# START OF Supplied entries

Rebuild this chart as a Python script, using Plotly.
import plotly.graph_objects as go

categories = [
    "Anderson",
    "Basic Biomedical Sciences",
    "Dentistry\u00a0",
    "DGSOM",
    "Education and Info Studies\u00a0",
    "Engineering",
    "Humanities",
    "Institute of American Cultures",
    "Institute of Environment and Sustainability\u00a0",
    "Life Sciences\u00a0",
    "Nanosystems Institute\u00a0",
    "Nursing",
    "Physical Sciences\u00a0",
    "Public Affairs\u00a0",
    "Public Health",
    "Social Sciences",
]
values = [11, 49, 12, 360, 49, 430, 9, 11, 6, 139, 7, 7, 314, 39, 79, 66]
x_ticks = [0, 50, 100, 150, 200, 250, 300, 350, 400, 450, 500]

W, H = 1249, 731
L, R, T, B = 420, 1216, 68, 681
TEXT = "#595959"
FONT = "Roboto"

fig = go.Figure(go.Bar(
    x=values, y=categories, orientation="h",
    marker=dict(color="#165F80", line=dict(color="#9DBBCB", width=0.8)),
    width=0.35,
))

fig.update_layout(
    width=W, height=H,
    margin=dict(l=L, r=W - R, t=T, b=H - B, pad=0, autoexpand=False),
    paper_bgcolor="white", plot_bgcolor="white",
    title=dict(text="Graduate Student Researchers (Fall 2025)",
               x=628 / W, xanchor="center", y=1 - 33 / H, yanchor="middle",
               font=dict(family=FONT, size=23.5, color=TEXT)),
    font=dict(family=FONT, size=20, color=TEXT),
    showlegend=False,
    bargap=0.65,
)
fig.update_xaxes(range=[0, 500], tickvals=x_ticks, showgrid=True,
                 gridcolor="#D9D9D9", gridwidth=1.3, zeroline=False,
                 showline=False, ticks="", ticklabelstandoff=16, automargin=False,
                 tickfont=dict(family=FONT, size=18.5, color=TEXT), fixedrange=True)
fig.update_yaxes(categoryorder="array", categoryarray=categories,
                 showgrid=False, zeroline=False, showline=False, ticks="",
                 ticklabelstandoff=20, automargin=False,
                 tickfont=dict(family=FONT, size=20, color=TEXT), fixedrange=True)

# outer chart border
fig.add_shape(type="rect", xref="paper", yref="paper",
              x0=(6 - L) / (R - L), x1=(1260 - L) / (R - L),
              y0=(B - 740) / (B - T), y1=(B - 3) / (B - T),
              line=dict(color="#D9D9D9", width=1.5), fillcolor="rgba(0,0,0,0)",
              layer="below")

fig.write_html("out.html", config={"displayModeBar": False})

# END OF Supplied entries
# START OF Supplied entries

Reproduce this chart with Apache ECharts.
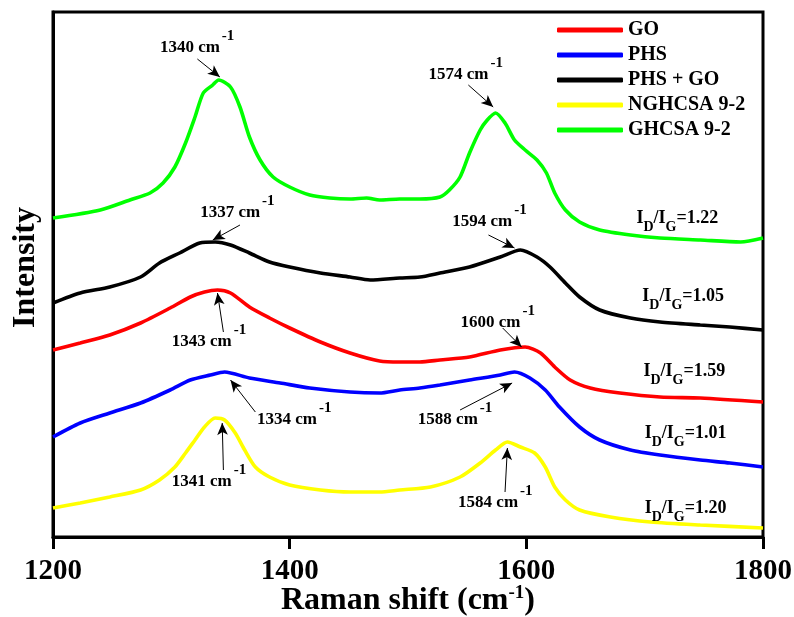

# END OF Supplied entries

# [Problem to work on]
Copy exactly the lines from the line with "Rebuild this chart" up to and including the line with "import plotly.graph_objects as go", and no other lines.

# [Answer to the exercise]
Rebuild this chart as a Python script, using Plotly.
import plotly.graph_objects as go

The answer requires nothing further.